Sorry for your loss. And sympathy for the family. But your friend had 5 kids in 7 years? Were you both in the same cult? 
Sort of. Just your basic homeschool moms in north Florida. I could be wrong about the exact ages of her kids but her oldest was about the same as my #4 and her youngest were older than my youngests. 

 
Daughter (age 3) and son tell us they are tired of staying  in and want to check out a local site. We have a place called Tiny Town which is a miniature village that has about 100 1/6 size buildings for kids to wander through. (Picture Godzilla walking through cities in the movies and you'll get an idea of the relative size.)  So we tell them "Okay, we're going to see Tiny Town." 

Daughter looks confused and says: "Really?
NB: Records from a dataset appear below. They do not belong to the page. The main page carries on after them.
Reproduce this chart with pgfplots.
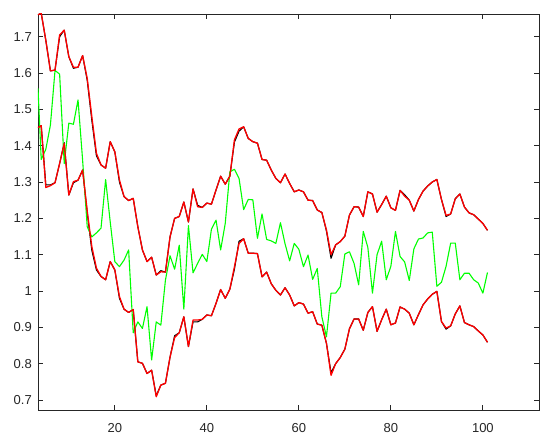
\documentclass[border=0pt]{standalone}
\usepackage{fontspec}
\setmainfont{Liberation Sans}
\usepackage{pgfplots}
\usepackage{pgfplotstable}
\pgfplotsset{compat=1.18}
\definecolor{pred}{rgb}{1,0,0}
\definecolor{pgreen}{rgb}{0,1,0}
\definecolor{axgray}{rgb}{0.15,0.15,0.15}
\pgfplotstableread{
x    upr    lor    grn    upk    lok
3.3  1.760  1.450  1.558  1.760  1.450
4    1.765  1.455  1.362  1.765  1.455
5    1.690  1.285  1.390  1.690  1.292
6    1.606  1.290  1.457  1.606  1.292
7    1.608  1.298  1.607  1.608  1.298
8    1.705  1.351  1.597  1.700  1.351
9    1.718  1.406  1.351  1.718  1.408
10   1.645  1.264  1.462  1.645  1.264
11   1.616  1.301  1.459  1.613  1.298
12   1.616  1.305  1.526  1.616  1.305
13   1.648  1.333  1.360  1.648  1.333
14   1.585  1.220  1.177  1.580  1.215
15   1.480  1.122  1.149  1.470  1.112
16   1.379  1.063  1.160  1.372  1.058
17   1.347  1.040  1.173  1.347  1.040
18   1.338  1.031  1.307  1.338  1.031
19   1.411  1.081  1.190  1.411  1.081
20   1.383  1.058  1.081  1.383  1.058
21   1.306  0.985  1.067  1.300  0.980
22   1.260  0.950  1.085  1.260  0.950
23   1.249  0.941  1.113  1.249  0.941
24   1.255  0.949  0.885  1.255  0.949
25   1.177  0.805  0.915  1.177  0.805
26   1.113  0.801  0.897  1.113  0.801
27   1.081  0.773  0.957  1.081  0.773
28   1.093  0.782  0.810  1.093  0.782
29   1.044  0.709  0.915  1.044  0.712
30   1.053  0.741  0.906  1.056  0.741
31   1.052  0.746  1.030  1.052  0.746
32   1.149  0.818  1.097  1.149  0.818
33   1.200  0.872  1.060  1.200  0.877
34   1.205  0.885  1.126  1.205  0.885
35   1.245  0.929  0.950  1.245  0.929
36   1.190  0.847  1.180  1.190  0.847
37   1.281  0.920  1.050  1.281  0.915
38   1.232  0.920  1.076  1.236  0.915
39   1.230  0.922  1.101  1.230  0.922
40   1.242  0.934  1.081  1.242  0.934
41   1.239  0.932  1.170  1.239  0.932
42   1.278  0.966  1.195  1.278  0.966
43   1.316  1.004  1.113  1.316  1.004
44   1.294  0.980  1.186  1.294  0.980
45   1.316  1.005  1.328  1.316  1.005
46   1.416  1.067  1.335  1.410  1.060
47   1.446  1.131  1.310  1.440  1.137
48   1.452  1.144  1.224  1.452  1.144
49   1.420  1.104  1.252  1.420  1.104
50   1.411  1.104  1.251  1.411  1.104
51   1.407  1.103  1.145  1.407  1.103
52   1.362  1.039  1.212  1.362  1.039
53   1.360  1.052  1.142  1.360  1.052
54   1.333  1.020  1.138  1.333  1.020
55   1.310  1.002  1.131  1.310  1.002
56   1.298  0.989  1.188  1.298  0.989
57   1.322  1.009  1.130  1.322  1.009
58   1.296  0.989  1.083  1.296  0.989
59   1.273  0.959  1.131  1.273  0.959
60   1.278  0.968  1.115  1.278  0.968
61   1.273  0.964  1.067  1.273  0.964
62   1.250  0.939  1.099  1.250  0.939
63   1.249  0.943  1.032  1.249  0.943
64   1.223  0.909  1.062  1.223  0.909
65   1.216  0.906  0.929  1.216  0.906
66   1.168  0.856  0.874  1.165  0.856
67   1.100  0.768  0.994  1.090  0.775
68   1.127  0.800  0.994  1.127  0.800
69   1.136  0.817  1.012  1.136  0.817
70   1.151  0.840  1.102  1.151  0.840
71   1.209  0.896  1.108  1.209  0.896
72   1.232  0.923  1.076  1.232  0.923
73   1.231  0.923  1.017  1.231  0.923
74   1.205  0.892  1.164  1.205  0.892
75   1.273  0.941  1.120  1.273  0.941
76   1.267  0.957  0.994  1.267  0.957
77   1.217  0.889  1.100  1.217  0.889
78   1.238  0.921  1.137  1.238  0.921
79   1.261  0.950  1.031  1.261  0.950
80   1.229  0.907  1.068  1.229  0.907
81   1.222  0.912  1.164  1.222  0.912
82   1.277  0.956  1.095  1.277  0.956
83   1.261  0.950  1.080  1.265  0.950
84   1.250  0.939  1.029  1.250  0.939
85   1.220  0.907  1.116  1.220  0.907
86   1.252  0.935  1.143  1.252  0.935
87   1.275  0.962  1.146  1.275  0.962
88   1.289  0.978  1.160  1.289  0.978
89   1.300  0.991  1.162  1.300  0.991
90   1.307  0.999  1.013  1.307  0.999
91   1.252  0.916  1.024  1.252  0.916
92   1.208  0.898  1.068  1.205  0.895
93   1.212  0.904  1.132  1.212  0.904
94   1.254  0.937  1.132  1.254  0.937
95   1.267  0.959  1.031  1.267  0.959
96   1.231  0.913  1.049  1.231  0.913
97   1.215  0.907  1.049  1.215  0.907
98   1.210  0.902  1.031  1.210  0.902
99   1.198  0.890  1.022  1.198  0.890
100  1.186  0.879  0.994  1.186  0.879
101  1.167  0.859  1.051  1.167  0.859
}\datatable
\begin{document}
\begin{tikzpicture}
\useasboundingbox (-38pt,-33pt) rectangle (512pt,410pt);
\begin{axis}[
  scale only axis,
  width=501pt, height=396pt,
  xmin=3.3, xmax=112.2,
  ymin=0.6725, ymax=1.7625,
  xtick={20,40,60,80,100},
  ytick={0.7,0.8,0.9,1,1.1,1.2,1.3,1.4,1.5,1.6,1.7},
  yticklabels={0.7,0.8,0.9,1,1.1,1.2,1.3,1.4,1.5,1.6,1.7},
  tick align=inside,
  major tick length=5pt,
  axis line style={draw=axgray, line width=0.8pt},
  every tick/.style={axgray, line width=0.8pt},
  /pgf/number format/assume math mode=true,
  xticklabel style={font=\fontsize{13}{15}\selectfont, inner sep=0pt, anchor=north, yshift=-13pt, text=axgray},
  yticklabel style={font=\fontsize{13}{15}\selectfont, inner sep=0pt, anchor=east, xshift=-6pt, text=axgray},
]
\addplot[black, line width=1.1pt, line join=round] table[x=x, y=upk] {\datatable};
\addplot[black, line width=1.1pt, line join=round] table[x=x, y=lok] {\datatable};
\addplot[pgreen, line width=1.1pt, line join=round] table[x=x, y=grn] {\datatable};
\addplot[pred, line width=1.3pt, line join=round] table[x=x, y=upr] {\datatable};
\addplot[pred, line width=1.3pt, line join=round] table[x=x, y=lor] {\datatable};
\end{axis}
\end{tikzpicture}
\end{document}
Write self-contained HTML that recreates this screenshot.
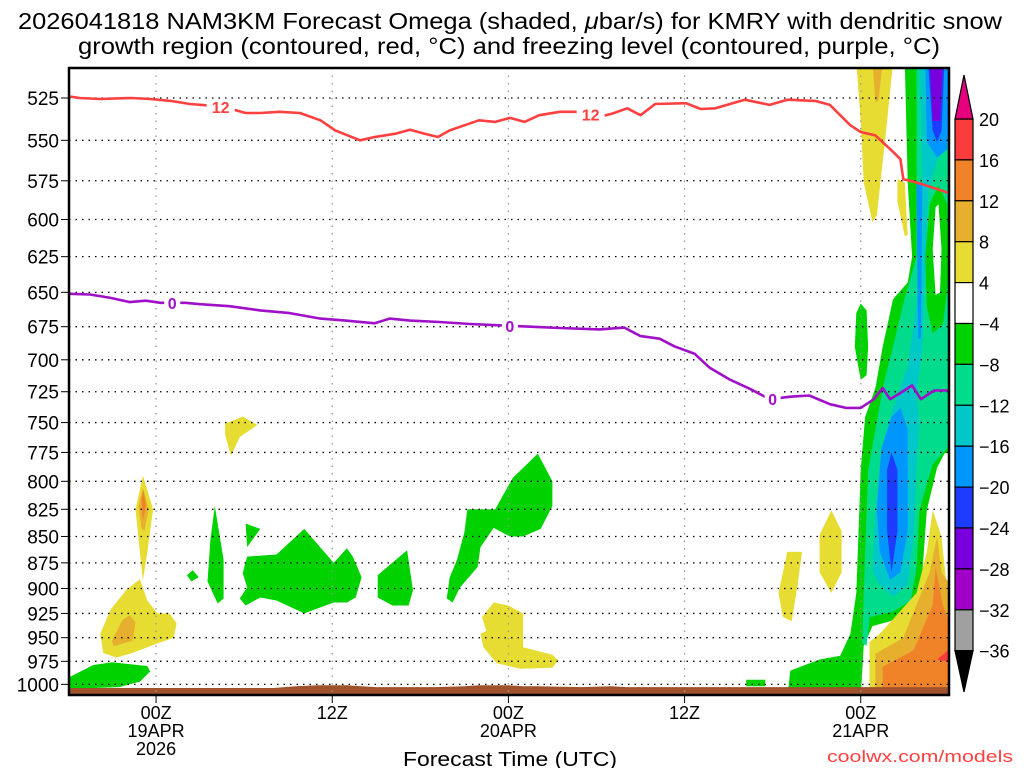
<!DOCTYPE html>
<html><head><meta charset="utf-8"><style>
html,body{margin:0;padding:0;background:#fff;}
svg{display:block;font-family:"Liberation Sans",sans-serif;}
</style></head><body>
<svg id="chart" width="1024" height="768" viewBox="0 0 1024 768" xmlns="http://www.w3.org/2000/svg">
<text x="510" y="29" font-size="23" text-anchor="middle" textLength="984" lengthAdjust="spacingAndGlyphs">2026041818 NAM3KM Forecast Omega (shaded, <tspan font-style="italic">μ</tspan>bar/s) for KMRY with dendritic snow</text>
<text x="509" y="54" font-size="23" text-anchor="middle" textLength="862" lengthAdjust="spacingAndGlyphs">growth region (contoured, red, °C) and freezing level (contoured, purple, °C)</text>
<defs><clipPath id="plotclip"><rect x="69" y="68" width="880" height="627"/></clipPath></defs>
<g id="shapes" clip-path="url(#plotclip)"></g>
<g id="grid"></g>
<g id="lines" clip-path="url(#plotclip)"></g>
<g id="axes"></g>
<g id="cbar"></g>
<text x="510" y="766" font-size="20" text-anchor="middle" textLength="214" lengthAdjust="spacingAndGlyphs">Forecast Time (UTC)</text>
<text x="1013" y="762" font-size="17" fill="#ff4040" text-anchor="end" textLength="186" lengthAdjust="spacingAndGlyphs">coolwx.com/models</text>
</svg>
<script>
// ---- data ----
const pressureTicks = [525,550,575,600,625,650,675,700,725,750,775,800,825,850,875,900,925,950,975,1000];
const timeTickHours = [6,18,30,42,54];
const timeTickLabels = [["00Z","19APR","2026"],["12Z"],["00Z","20APR"],["12Z"],["00Z","21APR"]];
const cbarLevels = [20,16,12,8,4,-4,-8,-12,-16,-20,-24,-28,-32,-36];
const cbarColors = ["#fa3c3c","#f08228","#e6af2d","#e6dc32","#ffffff","#00d200","#00dc8c","#00c8c8","#0096ff","#1e3cff","#7800dc","#a000c8","#a0a0a0"];
const redHours = [0,0.8,2.2,4.3,5.6,7,8.3,10,11.4,12.1,13.1,14.4,15.8,17.2,18.2,19.9,20.9,22.3,23.3,24.3,25.2,26,27,28,29.1,30.1,31.1,32.1,33.5,34.9,36.2,37.1,38.1,39.0,40.0,42.1,43.1,44.1,46.1,47.8,49.0,50.9,51.9,53.3,54.0,55.0,56.2,56.7,56.9,57.8,58.8,60.1];
const redPres  = [524,525,525.6,525,525.6,526.7,528.5,529.6,532,533.7,533.7,533,533.7,538,544,550,548,546,543.6,546,548,544,541,538,539,536.6,539,535,533,533,536,534,531,535,528.5,528,531.4,531,526,529,526,526.7,529,541,545,547,557,561.5,574,576,579,583];
const redLabelHours = [10.4,35.6];
const purpleHours = [0,1.5,2.9,4.2,5.3,6.3,8,9,11,13.1,15.1,17.2,18.9,20.9,21.9,23.3,25.3,27.4,29.4,31.5,33.5,36.2,37.9,39,40.3,41.3,42.7,43.7,45.1,46.5,47.8,49.2,50.5,51.9,53,54,54.9,55.5,56,56.7,57.5,58.1,59,60.1];
const purplePres  = [651,651.5,654,657,656,657.5,657.5,658.5,660,663,665,669,670.5,672.5,669,670.5,671.5,673,674,675,676,677,675.7,682,684,689.7,695.5,706,715.5,723,731,729,728,735,738,738,731,722,731,726,720,731,724,724];
const purpleLabelHours = [7.1,30.1,48];
const terrainHours = [0,10,14,15.5,17,18,19,20,21,25,27,28,29,30,31,32,35,37,38,40,46,54,60];
const terrainPres  = [1004,1004,1004,1002,1001,1001,1001,1002,1003,1003,1002,1001,1001,1001,1002,1002,1003,1002,1003,1003,1003,1003,1003];
// shaded regions: [colour index into cbarColors, [hour, hPa] pairs]
const blobs = [
 [5,[[0.1,992],[1.7,979],[3,976],[5.4,980],[5.6,986],[4.9,997],[3.5,1003],[0.1,1005]]],
 [3,[[2.2,946],[2.9,921],[4.0,901],[4.9,891],[5.4,912],[6.1,925],[6.9,925],[7.4,935],[7.2,950],[6.1,956],[4.4,966],[3.3,971],[2.4,966]]],
 [2,[[3.0,953],[3.7,932],[4.2,927],[4.6,934],[4.4,953],[3.1,959]]],
 [3,[[4.6,825],[5.1,795],[5.8,825],[5.4,865],[5.1,892],[4.9,865]]],
 [2,[[4.8,822],[5.1,806],[5.5,825],[5.2,845],[5.0,842]]],
 [1,[[5.0,815],[5.15,808],[5.3,822],[5.1,835]]],
 [3,[[0,790],[0.2,800],[0,815]]],
 [3,[[10.7,751],[11.9,745],[12.9,752],[11.7,762],[11.1,778],[10.7,760]]],
 [5,[[10.0,822],[10.6,872],[10.6,910],[10.2,915],[9.5,893],[9.7,853]]],
 [5,[[8.1,887],[8.5,882],[8.9,889],[8.4,893]]],
 [5,[[12.1,838],[13.1,843],[12.2,860]]],
 [5,[[12.2,869],[14.2,867],[16.1,843],[18.1,875],[19.0,861],[19.4,869],[20.0,889],[19.6,909],[19.0,914],[18.1,914],[16.1,925],[14.2,912],[13.1,909],[12.1,917],[11.7,910],[12.2,899],[11.9,885]]],
 [5,[[21.1,887],[23.1,863],[23.5,902],[23.2,917],[22.1,917],[21.1,909]]],
 [5,[[25.8,910],[26.0,889],[26.5,872],[27.0,846],[27.2,825],[29.1,825],[30.3,797],[32.0,776],[33.0,800],[33.0,822],[32.2,843],[31.0,850],[30.1,850],[29.0,842],[28.1,860],[27.9,879],[26.7,899],[26.2,914]]],
 [3,[[28.2,929],[29.0,914],[30.0,917],[31.0,925],[31.0,960],[33.0,968],[33.4,974],[33.0,982],[30.8,983],[29.2,977],[28.3,960],[28.1,946],[28.5,943]]],
 [5,[[57.0,505],[57.2,576],[57.5,625],[57.2,643],[56.2,655],[55.5,690],[55.0,722],[54.3,745.5],[54.0,790],[53.8,864.5],[53.7,904.5],[53.3,946],[52.6,969],[51.2,973],[49.2,985],[49.0,1015],[54.0,1015],[54.2,958.5],[54.8,938],[56.7,930],[57.8,915],[58.2,884],[58.5,826],[59.2,788],[59.7,776],[60.3,772],[60.3,505]]],
 [5,[[46.2,995],[47.5,995],[47.5,1002],[46.2,1002]]],
 [6,[[57.8,505],[57.8,625],[56.9,658],[56.2,690],[55.5,722],[55.0,755.5],[54.5,790],[54.2,904.5],[54.1,956],[54.4,958.5],[54.6,929],[56.2,923],[57.4,912.5],[57.8,880],[58.0,826],[58.9,785],[60.3,766],[60.3,505]]],
 [7,[[58.0,505],[58.2,576],[57.8,658],[57.2,705.5],[56.2,738],[55.4,772],[55.0,826],[54.8,884],[55.3,896.5],[56.2,908],[57.2,896.5],[57.6,850],[57.8,790],[58.0,749],[57.8,728],[58.2,690],[58.6,583],[59.2,562],[59.9,552],[60.3,551],[60.3,505]]],
 [8,[[56.1,745.5],[56.7,738],[57.2,755.5],[57.2,790],[57.2,845],[56.7,884],[56.0,891.5],[55.3,864.5],[55.1,826],[55.4,772]]],
 [8,[[57.8,576],[58.2,576],[58.1,684],[57.9,684]]],
 [8,[[58.4,505],[58.5,551],[59.2,560.5],[59.9,555.5],[60.0,505]]],
 [9,[[56.1,775],[56.5,790],[56.5,845],[56.1,884],[55.8,845],[55.8,790]]],
 [9,[[58.6,505],[58.9,544],[59.2,551],[59.5,544],[59.7,505]]],
 [10,[[58.7,505],[58.9,538.5],[59.4,538.5],[59.6,505]]],
 [5,[[58.4,625],[58.7,590],[59.3,578],[59.9,590],[60.0,640],[59.6,673],[58.9,680],[58.5,660]]],
 [4,[[58.9,620],[59.1,592],[59.3,590],[59.5,620],[59.4,650],[59.1,652]]],
 [3,[[53.7,505],[56.2,505],[55.8,538.5],[55.1,597],[54.8,602],[54.2,576],[54.0,538.5]]],
 [2,[[54.8,505],[55.5,505],[55.2,527],[55.0,527]]],
 [3,[[56.5,574],[57.0,576],[57.2,610.5],[57.0,611],[56.5,588]]],
 [5,[[54.0,658],[54.4,663],[54.5,690],[54.4,712],[54.0,715.5],[53.6,690],[53.7,665]]],
 [3,[[51.2,848.5],[52.0,826],[52.7,845],[52.7,884],[52.0,904.5],[51.2,884]]],
 [3,[[48.4,904.5],[49.0,864.5],[50.0,864.5],[49.7,896.5],[49.3,933],[48.7,928.5]]],
 [3,[[54.6,954.5],[55.3,946],[57.8,904.5],[58.5,864.5],[58.9,826],[59.5,850],[59.9,904.5],[60.3,916],[60.3,1015],[54.6,1015]]],
 [2,[[55.0,967],[56.9,950],[58.7,884],[59.2,850],[59.5,884],[60.3,900],[60.3,1015],[55.0,1015]]],
 [1,[[55.5,981],[57.6,963],[58.9,916.5],[59.1,880],[59.6,916.5],[60.3,946],[60.3,1015],[55.5,1015]]],
 [0,[[59.2,973],[60.3,958.5],[60.3,976]]]
];
// ---- axes ----
const X0=68, PXH=14.68, Y525=98, PXL=910;
const xS = h => X0 + h*PXH;
const yS = p => Y525 + PXL*Math.log(p/525);
const NS="http://www.w3.org/2000/svg";
function mk(tag, attrs, parent){const e=document.createElementNS(NS,tag);for(const k in attrs)e.setAttribute(k,attrs[k]);parent.appendChild(e);return e;}
const gS=document.getElementById('shapes'), gG=document.getElementById('grid'), gL=document.getElementById('lines'), gA=document.getElementById('axes'), gC=document.getElementById('cbar');
blobs.forEach((b,i)=>{
  const pl=mk('polygon',{points:b[1].map(q=>xS(q[0]).toFixed(1)+','+yS(q[1]).toFixed(1)).join(' '),fill:cbarColors[b[0]]},gS);
  
  
});
// terrain
{
  let d='M'+xS(terrainHours[0])+','+yS(terrainPres[0]);
  terrainHours.forEach((h,i)=>{d+=' L'+xS(h).toFixed(1)+','+yS(terrainPres[i]).toFixed(1);});
  d+=' L'+xS(61)+',700 L'+xS(-1)+',700 Z';
  const t=mk('path',{d:d,fill:'#a0522d'},gS);
  
  
}
// grid
pressureTicks.forEach(p=>{
  const y=yS(p);
  const l=mk('line',{x1:69,x2:949,y1:y,y2:y,stroke:'#000','stroke-width':1.3,'stroke-dasharray':'1.5 5'},gG);
  
  
  mk('line',{x1:61,x2:68,y1:y,y2:y,stroke:'#000','stroke-width':1},gA);
  const t=mk('text',{x:59,y:y+7,'font-size':19,'text-anchor':'end'},gA);
  t.textContent=p;
  
  
});
timeTickHours.forEach((h,i)=>{
  const x=xS(h);
  const l=mk('line',{x1:x,x2:x,y1:68,y2:695,stroke:'#999','stroke-width':1.3,'stroke-dasharray':'1.5 6'},gG);
  
  
  mk('line',{x1:x,x2:x,y1:695,y2:703,stroke:'#000','stroke-width':1},gA);
  timeTickLabels[i].forEach((s,j)=>{
    const t=mk('text',{x:x,y:719+j*18,'font-size':18,'text-anchor':'middle'},gA);
    t.textContent=s;
    
    
  });
});
// contour lines
function drawLine(hs,ps,color,labels,lab,name){
  const d=hs.map((h,i)=>(i?'L':'M')+xS(h).toFixed(1)+','+yS(ps[i]).toFixed(1)).join(' ');
  const p=mk('path',{d:d,fill:'none',stroke:color,'stroke-width':2.6,'stroke-linejoin':'round'},gL);
  
  
  labels.forEach(h=>{
    let k=0;while(k<hs.length-2&&hs[k+1]<h)k++;
    const f=(h-hs[k])/(hs[k+1]-hs[k]);const pp=ps[k]+f*(ps[k+1]-ps[k]);
    const x=xS(h),y=yS(pp);
    mk('rect',{x:x-lab.length*6-2,y:y-8,width:lab.length*12+4,height:16,fill:'#fff'},gL);
    const t=mk('text',{x:x,y:y+6,'font-size':16,'font-weight':'bold',fill:color,'text-anchor':'middle'},gL);
    t.textContent=lab;
    
    
  });
}
drawLine(redHours,redPres,'#ff4040',redLabelHours,'12','dgz-12c-contour');
drawLine(purpleHours,purplePres,'#a010c8',purpleLabelHours,'0','freezing-level-contour');
// frame
mk('rect',{x:69,y:68,width:880,height:627,fill:'none',stroke:'#000','stroke-width':2.5},gA);
// colorbar
const CB0=119, CBH=40.9, CX=955, CW=18;
cbarColors.forEach((c,i)=>{
  const r=mk('rect',{x:CX,y:CB0+i*CBH,width:CW,height:CBH,fill:c,stroke:'#000','stroke-width':1.2},gC);
  
  
});
mk('polygon',{points:`${CX},${CB0} ${CX+CW},${CB0} ${CX+CW/2},75`,fill:'#e6007e',stroke:'#000','stroke-width':1.2},gC);
mk('polygon',{points:`${CX},${CB0+13*CBH} ${CX+CW},${CB0+13*CBH} ${CX+CW/2},692`,fill:'#000',stroke:'#000','stroke-width':1.2},gC);
cbarLevels.forEach((v,i)=>{
  const t=mk('text',{x:979,y:CB0+i*CBH+7,'font-size':18},gC);
  t.textContent=v<0?'\u2212'+(-v):String(v);
  
  
});
</script>
</body></html>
Tiny-tanic?!?  I thought that sank."

 
The answer is #11 is 4yo and seems to be the last. All 11 are our natural born children of our single marriage. No multiples. I’m 50. The oldest is 24. 6 boys, 5 girls. Not catholic or Mormon. Have tv. 
As Bobby Baccalieri said of Carrado Sporano, “I’m in awre of you.

:tebow:

 
FTR I have a set: 21 y.o. son (graduating in a few weeks from Michigan Tech) and his 11 y.o. sister.

Upon learning I tested positive positive for antibodies, the eldest said “That’s great! It’s still not OK for you to kiss me. Especially in public.” The younger one overheard him & without looking up from her iPad deadpanned slowly “What. He. Said.”

 
we were playing a family version of Trivial Pursuit last night- two sets of cards so that kids and grownups can play together.

8yo floppinha gets the following question:

True or False- Bamboo is a standard part of a giant Panda's diet.

Floppinha- (thinking it out)... well, it's gotta be false, right?

the three of us- :confused:  (she was obsessed with pandas for years)

Floppinha- if the panda's on a diet, it's not going to eat its normal food. (seeing our responses) wait... right? I don't even know what panda diet food would be?!

 
Granddaughter will be three next month.

Has a small accident trying to poop on the toilet.

Little ball of poop rolls onto floor.

My wife goes in, picks it up and flushes it down toilet.

Kayla:  "Bye, bye poop.  I love you!"
Kayla back at it today.  This kid is comedy.

So she's in the kitchen while dinner is being cooked, and grabs the pot holder.  She's flapping it open and shut and pretending to be a shark.

Instead of doing the Jaws music, "dunnit...... dunnit, dunnit, dunnit."     She's saying, "Donut.......... Donut, Donut, Donut" as she nips mom in the ###.